▶ **Raw data**
%%
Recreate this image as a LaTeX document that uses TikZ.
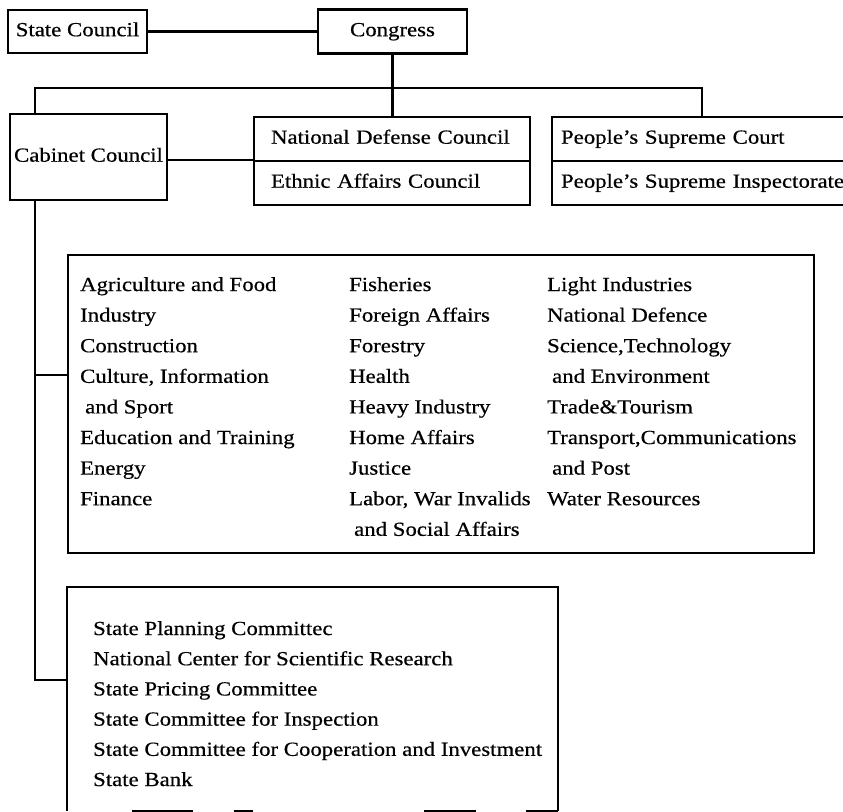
%%
%%
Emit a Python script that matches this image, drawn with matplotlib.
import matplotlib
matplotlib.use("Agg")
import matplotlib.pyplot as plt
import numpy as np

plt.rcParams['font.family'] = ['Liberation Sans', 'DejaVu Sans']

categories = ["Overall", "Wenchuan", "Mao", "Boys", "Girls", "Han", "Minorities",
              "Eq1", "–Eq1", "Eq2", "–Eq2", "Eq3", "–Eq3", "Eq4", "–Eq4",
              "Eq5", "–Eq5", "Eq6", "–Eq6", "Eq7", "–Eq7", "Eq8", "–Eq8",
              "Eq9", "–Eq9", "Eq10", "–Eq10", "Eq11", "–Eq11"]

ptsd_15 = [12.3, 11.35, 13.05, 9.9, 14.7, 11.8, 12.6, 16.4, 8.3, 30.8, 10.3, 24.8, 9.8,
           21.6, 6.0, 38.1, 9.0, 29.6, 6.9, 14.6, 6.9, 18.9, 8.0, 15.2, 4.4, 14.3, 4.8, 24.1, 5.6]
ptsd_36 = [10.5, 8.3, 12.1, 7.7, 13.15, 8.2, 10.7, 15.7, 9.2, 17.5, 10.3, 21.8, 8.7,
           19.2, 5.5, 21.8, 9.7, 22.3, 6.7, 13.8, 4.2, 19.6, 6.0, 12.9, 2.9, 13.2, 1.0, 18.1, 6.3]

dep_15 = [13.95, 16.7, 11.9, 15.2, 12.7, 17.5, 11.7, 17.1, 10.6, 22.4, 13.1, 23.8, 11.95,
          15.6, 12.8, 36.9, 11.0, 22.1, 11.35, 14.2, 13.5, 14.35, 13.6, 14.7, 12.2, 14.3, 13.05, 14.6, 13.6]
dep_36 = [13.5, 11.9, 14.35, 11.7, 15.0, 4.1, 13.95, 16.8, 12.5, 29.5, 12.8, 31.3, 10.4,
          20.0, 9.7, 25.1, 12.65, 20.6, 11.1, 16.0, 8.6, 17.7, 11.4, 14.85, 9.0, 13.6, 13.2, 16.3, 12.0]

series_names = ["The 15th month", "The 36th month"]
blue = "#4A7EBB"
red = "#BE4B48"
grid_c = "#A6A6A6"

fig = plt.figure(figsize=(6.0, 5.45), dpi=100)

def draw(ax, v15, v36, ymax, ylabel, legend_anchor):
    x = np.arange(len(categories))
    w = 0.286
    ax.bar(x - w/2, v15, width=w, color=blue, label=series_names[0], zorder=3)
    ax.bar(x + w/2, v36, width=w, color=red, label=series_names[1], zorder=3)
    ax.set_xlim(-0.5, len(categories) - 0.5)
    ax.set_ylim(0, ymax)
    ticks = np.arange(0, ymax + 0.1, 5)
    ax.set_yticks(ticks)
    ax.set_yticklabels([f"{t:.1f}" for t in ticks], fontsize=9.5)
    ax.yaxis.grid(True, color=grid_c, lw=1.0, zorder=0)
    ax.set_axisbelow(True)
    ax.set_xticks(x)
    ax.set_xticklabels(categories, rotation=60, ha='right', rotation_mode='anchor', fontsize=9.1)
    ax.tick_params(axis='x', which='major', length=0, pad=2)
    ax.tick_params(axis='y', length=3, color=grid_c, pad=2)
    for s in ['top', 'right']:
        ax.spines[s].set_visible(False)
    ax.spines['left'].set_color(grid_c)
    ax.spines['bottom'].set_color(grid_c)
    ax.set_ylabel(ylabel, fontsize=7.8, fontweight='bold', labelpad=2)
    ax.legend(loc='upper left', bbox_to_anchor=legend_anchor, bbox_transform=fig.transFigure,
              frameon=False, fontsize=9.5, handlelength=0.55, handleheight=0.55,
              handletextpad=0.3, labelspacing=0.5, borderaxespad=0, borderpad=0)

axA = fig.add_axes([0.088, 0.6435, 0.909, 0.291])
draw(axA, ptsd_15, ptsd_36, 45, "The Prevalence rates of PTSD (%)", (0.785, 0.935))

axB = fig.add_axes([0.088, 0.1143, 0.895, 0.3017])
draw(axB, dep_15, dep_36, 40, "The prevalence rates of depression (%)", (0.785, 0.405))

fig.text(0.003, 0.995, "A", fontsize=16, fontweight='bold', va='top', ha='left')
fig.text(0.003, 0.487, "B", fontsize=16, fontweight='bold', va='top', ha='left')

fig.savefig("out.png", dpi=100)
%%
▶ **Aim of the task**
Above are the records. Copy the lines beginning at the one that has "Emit a Python" and ending with the one that has "1.0, 18.1, 6.3]", unchanged.

▶ **Full output**
Emit a Python script that matches this image, drawn with matplotlib.
import matplotlib
matplotlib.use("Agg")
import matplotlib.pyplot as plt
import numpy as np

plt.rcParams['font.family'] = ['Liberation Sans', 'DejaVu Sans']

categories = ["Overall", "Wenchuan", "Mao", "Boys", "Girls", "Han", "Minorities",
              "Eq1", "–Eq1", "Eq2", "–Eq2", "Eq3", "–Eq3", "Eq4", "–Eq4",
              "Eq5", "–Eq5", "Eq6", "–Eq6", "Eq7", "–Eq7", "Eq8", "–Eq8",
              "Eq9", "–Eq9", "Eq10", "–Eq10", "Eq11", "–Eq11"]

ptsd_15 = [12.3, 11.35, 13.05, 9.9, 14.7, 11.8, 12.6, 16.4, 8.3, 30.8, 10.3, 24.8, 9.8,
           21.6, 6.0, 38.1, 9.0, 29.6, 6.9, 14.6, 6.9, 18.9, 8.0, 15.2, 4.4, 14.3, 4.8, 24.1, 5.6]
ptsd_36 = [10.5, 8.3, 12.1, 7.7, 13.15, 8.2, 10.7, 15.7, 9.2, 17.5, 10.3, 21.8, 8.7,
           19.2, 5.5, 21.8, 9.7, 22.3, 6.7, 13.8, 4.2, 19.6, 6.0, 12.9, 2.9, 13.2, 1.0, 18.1, 6.3]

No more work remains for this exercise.